● PROBLEM
Output the full listing below exactly, without the pictures.

# # # #

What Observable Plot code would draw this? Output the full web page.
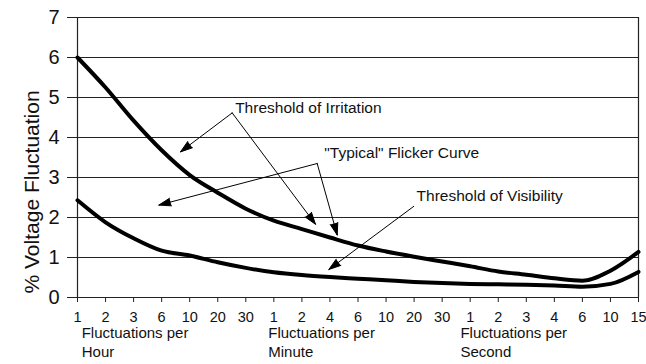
<!DOCTYPE html>
<html><head><meta charset="utf-8">
<script src="https://cdn.jsdelivr.net/npm/d3@7"></script>
<script src="https://cdn.jsdelivr.net/npm/@observablehq/plot@0.6"></script>
<style>html,body{margin:0;padding:0;background:#fff;}</style>
</head><body><div id="chart"></div>
<script>
// x positions are equally spaced categories (index 0..20)
const xTickLabels = ["1","2","3","6","10","20","30","1","2","4","6","10","20","30","1","2","3","4","6","10","15"];
// "Typical" flicker curve / threshold of irritation (% voltage fluctuation)
const irritation = [6.0,5.25,4.42,3.68,3.06,2.62,2.22,1.92,1.71,1.5,1.3,1.15,1.02,0.9,0.78,0.65,0.57,0.48,0.42,0.67,1.14];
// threshold of visibility
const visibility = [2.43,1.88,1.48,1.17,1.05,0.88,0.74,0.63,0.56,0.51,0.47,0.43,0.39,0.36,0.34,0.33,0.32,0.30,0.27,0.34,0.64];
const yTicks = [0,1,2,3,4,5,6,7];
const groupLabels = ["Fluctuations per\nHour","Fluctuations per\nMinute","Fluctuations per\nSecond"];
const groupLabelX = [0.15, 6.8, 13.65];
const yTitle = "% Voltage Fluctuation";
const annotationText = ["Threshold of Irritation", "\"Typical\" Flicker Curve", "Threshold of Visibility"];
const annotationX = [5.62, 8.8, 12.09];
const annotationY = [4.735, 3.615, 2.53];
const arrowFromX = [5.515, 5.515, 8.545, 8.545, 11.99];
const arrowFromY = [4.615, 4.615, 3.35, 3.35, 2.28];
const arrowToX = [3.67, 8.485, 2.9, 9.26, 8.96];
const arrowToY = [3.64, 1.83, 2.31, 1.56, 0.70];

const idx = d3.range(xTickLabels.length);
const ink = "#111";

const chart = Plot.plot({
  width: 646,
  height: 364,
  marginLeft: 77,
  marginRight: 8,
  marginTop: 17,
  marginBottom: 67,
  style: {fontFamily: "'Liberation Sans', Arial, sans-serif", fontSize: "15px", color: ink, background: "#fff"},
  x: {domain: [0, 20], axis: null},
  y: {domain: [0, 7], axis: null},
  marks: [
    Plot.ruleY(yTicks, {stroke: "#222", strokeWidth: 1.2}),
    Plot.ruleX([0, 20], {stroke: "#222", strokeWidth: 1.2}),
    Plot.axisY({ticks: yTicks, tickSize: 10, tickPadding: 8, fontSize: 20, label: null, stroke: "#222", tickFormat: d => String(d)}),
    Plot.axisX({ticks: idx, tickSize: 5, tickPadding: 9, fontSize: 14.5, label: null, tickFormat: i => xTickLabels[i], stroke: "#222"}),
    Plot.line(idx, {x: i => i, y: i => irritation[i], curve: "monotone-x", stroke: "#000", strokeWidth: 4}),
    Plot.line(idx, {x: i => i, y: i => visibility[i], curve: "monotone-x", stroke: "#000", strokeWidth: 4}),
    Plot.arrow(d3.range(arrowFromX.length), {
      x1: i => arrowFromX[i], y1: i => arrowFromY[i],
      x2: i => arrowToX[i], y2: i => arrowToY[i],
      stroke: "#000", fill: "#000", strokeWidth: 1, headLength: 19, headAngle: 36
    }),
    Plot.text(annotationText, {x: (d, i) => annotationX[i], y: (d, i) => annotationY[i], text: d => d, textAnchor: "start", lineAnchor: "middle", fontSize: 15.5, fill: ink}),
    Plot.text(groupLabels, {x: (d, i) => groupLabelX[i], frameAnchor: "bottom", text: d => d, textAnchor: "start", lineAnchor: "top", dy: 27, lineHeight: 1.27, fontSize: 15, fill: ink}),
    Plot.text([yTitle], {frameAnchor: "bottom-left", text: d => d, rotate: -90, textAnchor: "start", lineAnchor: "middle", dx: -45, dy: -4, fontSize: 21, fill: ink})
  ]
});
document.getElementById("chart").appendChild(chart);
</script>
</body></html>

# # # #

● RESULT OF THE EXERCISE
What Observable Plot code would draw this? Output the full web page.
<!DOCTYPE html>
<html><head><meta charset="utf-8">
<script src="https://cdn.jsdelivr.net/npm/d3@7"></script>
<script src="https://cdn.jsdelivr.net/npm/@observablehq/plot@0.6"></script>
<style>html,body{margin:0;padding:0;background:#fff;}</style>
</head><body><div id="chart"></div>
<script>
// x positions are equally spaced categories (index 0..20)
const xTickLabels = ["1","2","3","6","10","20","30","1","2","4","6","10","20","30","1","2","3","4","6","10","15"];
// "Typical" flicker curve / threshold of irritation (% voltage fluctuation)
const irritation = [6.0,5.25,4.42,3.68,3.06,2.62,2.22,1.92,1.71,1.5,1.3,1.15,1.02,0.9,0.78,0.65,0.57,0.48,0.42,0.67,1.14];
// threshold of visibility
const visibility = [2.43,1.88,1.48,1.17,1.05,0.88,0.74,0.63,0.56,0.51,0.47,0.43,0.39,0.36,0.34,0.33,0.32,0.30,0.27,0.34,0.64];
const yTicks = [0,1,2,3,4,5,6,7];
const groupLabels = ["Fluctuations per\nHour","Fluctuations per\nMinute","Fluctuations per\nSecond"];
const groupLabelX = [0.15, 6.8, 13.65];
const yTitle = "% Voltage Fluctuation";
const annotationText = ["Threshold of Irritation", "\"Typical\" Flicker Curve", "Threshold of Visibility"];
const annotationX = [5.62, 8.8, 12.09];
const annotationY = [4.735, 3.615, 2.53];
const arrowFromX = [5.515, 5.515, 8.545, 8.545, 11.99];
const arrowFromY = [4.615, 4.615, 3.35, 3.35, 2.28];
const arrowToX = [3.67, 8.485, 2.9, 9.26, 8.96];
const arrowToY = [3.64, 1.83, 2.31, 1.56, 0.70];

const idx = d3.range(xTickLabels.length);
const ink = "#111";

const chart = Plot.plot({
  width: 646,
  height: 364,
  marginLeft: 77,
  marginRight: 8,
  marginTop: 17,
  marginBottom: 67,
  style: {fontFamily: "'Liberation Sans', Arial, sans-serif", fontSize: "15px", color: ink, background: "#fff"},
  x: {domain: [0, 20], axis: null},
  y: {domain: [0, 7], axis: null},
  marks: [
    Plot.ruleY(yTicks, {stroke: "#222", strokeWidth: 1.2}),
    Plot.ruleX([0, 20], {stroke: "#222", strokeWidth: 1.2}),
    Plot.axisY({ticks: yTicks, tickSize: 10, tickPadding: 8, fontSize: 20, label: null, stroke: "#222", tickFormat: d => String(d)}),
    Plot.axisX({ticks: idx, tickSize: 5, tickPadding: 9, fontSize: 14.5, label: null, tickFormat: i => xTickLabels[i], stroke: "#222"}),
    Plot.line(idx, {x: i => i, y: i => irritation[i], curve: "monotone-x", stroke: "#000", strokeWidth: 4}),
    Plot.line(idx, {x: i => i, y: i => visibility[i], curve: "monotone-x", stroke: "#000", strokeWidth: 4}),
    Plot.arrow(d3.range(arrowFromX.length), {
      x1: i => arrowFromX[i], y1: i => arrowFromY[i],
      x2: i => arrowToX[i], y2: i => arrowToY[i],
      stroke: "#000", fill: "#000", strokeWidth: 1, headLength: 19, headAngle: 36
    }),
    Plot.text(annotationText, {x: (d, i) => annotationX[i], y: (d, i) => annotationY[i], text: d => d, textAnchor: "start", lineAnchor: "middle", fontSize: 15.5, fill: ink}),
    Plot.text(groupLabels, {x: (d, i) => groupLabelX[i], frameAnchor: "bottom", text: d => d, textAnchor: "start", lineAnchor: "top", dy: 27, lineHeight: 1.27, fontSize: 15, fill: ink}),
    Plot.text([yTitle], {frameAnchor: "bottom-left", text: d => d, rotate: -90, textAnchor: "start", lineAnchor: "middle", dx: -45, dy: -4, fontSize: 21, fill: ink})
  ]
});
document.getElementById("chart").appendChild(chart);
</script>
</body></html>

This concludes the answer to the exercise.